### Task brief
Retype nothing but the lines from the start of the material up to and including the line with "import matplotlib.pyplot as plt". Pictures don't belong in the copy.

### Dataset section
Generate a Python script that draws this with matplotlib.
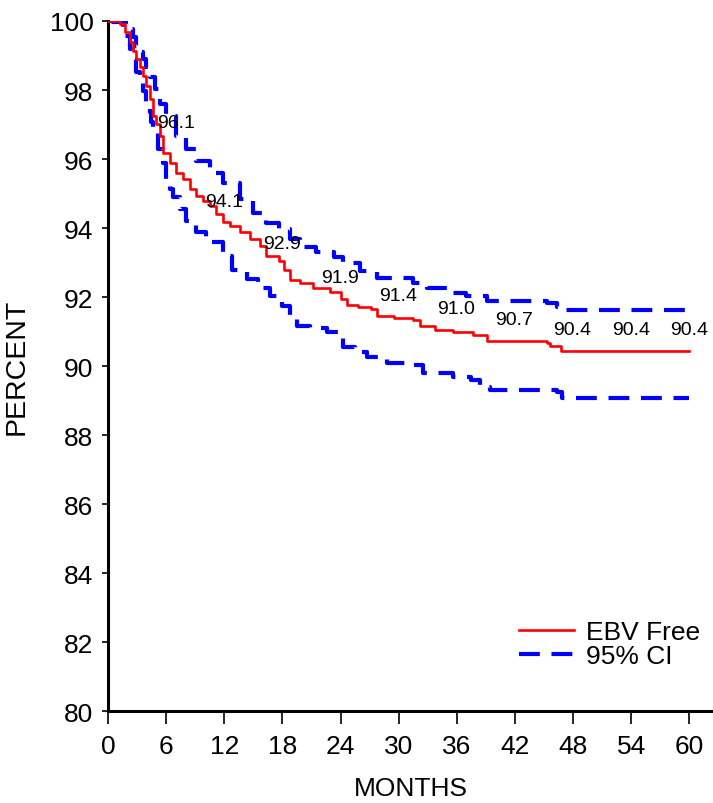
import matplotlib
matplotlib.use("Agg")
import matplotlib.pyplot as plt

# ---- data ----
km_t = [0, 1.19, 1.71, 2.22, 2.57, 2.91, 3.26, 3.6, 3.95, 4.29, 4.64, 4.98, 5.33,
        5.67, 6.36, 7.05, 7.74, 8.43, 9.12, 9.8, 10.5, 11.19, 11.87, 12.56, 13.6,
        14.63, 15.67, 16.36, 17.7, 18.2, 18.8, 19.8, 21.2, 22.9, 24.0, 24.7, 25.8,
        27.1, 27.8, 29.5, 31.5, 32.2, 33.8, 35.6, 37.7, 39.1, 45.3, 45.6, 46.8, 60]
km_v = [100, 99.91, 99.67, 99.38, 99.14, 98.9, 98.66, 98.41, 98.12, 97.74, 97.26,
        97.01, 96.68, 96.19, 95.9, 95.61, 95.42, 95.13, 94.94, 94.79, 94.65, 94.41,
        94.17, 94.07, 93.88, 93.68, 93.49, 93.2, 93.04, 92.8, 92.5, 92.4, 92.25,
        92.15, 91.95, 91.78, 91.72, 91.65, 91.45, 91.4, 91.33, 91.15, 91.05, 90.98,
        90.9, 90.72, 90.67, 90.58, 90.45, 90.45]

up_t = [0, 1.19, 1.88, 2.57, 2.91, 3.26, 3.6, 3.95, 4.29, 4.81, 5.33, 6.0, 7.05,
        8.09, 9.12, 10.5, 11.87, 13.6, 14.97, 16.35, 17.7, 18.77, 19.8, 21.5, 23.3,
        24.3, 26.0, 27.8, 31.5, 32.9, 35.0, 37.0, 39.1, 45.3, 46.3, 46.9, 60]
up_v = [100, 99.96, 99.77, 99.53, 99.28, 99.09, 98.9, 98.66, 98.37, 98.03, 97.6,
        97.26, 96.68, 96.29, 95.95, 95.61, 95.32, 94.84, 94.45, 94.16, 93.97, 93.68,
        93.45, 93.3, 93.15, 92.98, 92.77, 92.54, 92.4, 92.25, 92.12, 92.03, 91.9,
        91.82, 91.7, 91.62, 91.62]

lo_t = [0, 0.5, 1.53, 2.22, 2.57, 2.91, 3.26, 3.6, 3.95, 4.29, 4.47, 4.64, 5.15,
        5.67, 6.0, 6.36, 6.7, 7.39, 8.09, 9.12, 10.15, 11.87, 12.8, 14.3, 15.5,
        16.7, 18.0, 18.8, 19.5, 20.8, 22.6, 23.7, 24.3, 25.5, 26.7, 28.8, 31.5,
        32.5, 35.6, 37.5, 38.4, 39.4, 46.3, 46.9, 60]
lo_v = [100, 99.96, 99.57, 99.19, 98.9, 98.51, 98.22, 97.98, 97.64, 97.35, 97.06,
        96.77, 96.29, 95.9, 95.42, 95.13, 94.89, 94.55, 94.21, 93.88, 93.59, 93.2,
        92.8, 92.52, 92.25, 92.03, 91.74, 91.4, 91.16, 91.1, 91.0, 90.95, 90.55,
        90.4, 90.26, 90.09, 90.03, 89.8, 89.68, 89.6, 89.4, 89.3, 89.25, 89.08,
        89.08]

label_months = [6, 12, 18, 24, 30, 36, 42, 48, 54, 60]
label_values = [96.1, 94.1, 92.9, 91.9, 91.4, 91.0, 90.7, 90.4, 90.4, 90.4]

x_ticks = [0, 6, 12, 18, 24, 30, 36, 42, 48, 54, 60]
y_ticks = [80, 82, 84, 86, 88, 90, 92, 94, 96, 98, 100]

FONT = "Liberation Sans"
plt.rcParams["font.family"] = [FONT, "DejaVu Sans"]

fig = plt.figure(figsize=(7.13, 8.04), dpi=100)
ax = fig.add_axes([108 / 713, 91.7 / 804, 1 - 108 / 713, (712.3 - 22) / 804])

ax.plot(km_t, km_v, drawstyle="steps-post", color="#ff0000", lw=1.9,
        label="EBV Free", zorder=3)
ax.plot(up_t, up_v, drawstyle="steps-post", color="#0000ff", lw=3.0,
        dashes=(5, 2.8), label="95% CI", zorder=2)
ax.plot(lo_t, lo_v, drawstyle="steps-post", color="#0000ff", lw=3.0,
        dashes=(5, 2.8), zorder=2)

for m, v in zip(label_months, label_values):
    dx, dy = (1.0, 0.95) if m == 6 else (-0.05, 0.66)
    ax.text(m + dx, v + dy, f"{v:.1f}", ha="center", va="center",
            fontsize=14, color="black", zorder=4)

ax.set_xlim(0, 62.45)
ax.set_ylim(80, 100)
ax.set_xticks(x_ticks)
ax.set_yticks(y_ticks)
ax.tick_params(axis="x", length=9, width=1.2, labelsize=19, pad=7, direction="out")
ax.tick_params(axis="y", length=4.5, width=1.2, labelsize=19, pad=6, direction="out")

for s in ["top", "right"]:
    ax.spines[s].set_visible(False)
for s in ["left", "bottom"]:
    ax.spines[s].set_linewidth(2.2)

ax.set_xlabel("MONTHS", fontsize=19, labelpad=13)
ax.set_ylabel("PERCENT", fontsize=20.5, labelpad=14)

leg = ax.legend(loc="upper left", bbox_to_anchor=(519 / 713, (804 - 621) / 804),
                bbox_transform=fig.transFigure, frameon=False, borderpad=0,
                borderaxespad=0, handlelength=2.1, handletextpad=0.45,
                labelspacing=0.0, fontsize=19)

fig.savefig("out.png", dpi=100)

### Task response
Generate a Python script that draws this with matplotlib.
import matplotlib
matplotlib.use("Agg")
import matplotlib.pyplot as plt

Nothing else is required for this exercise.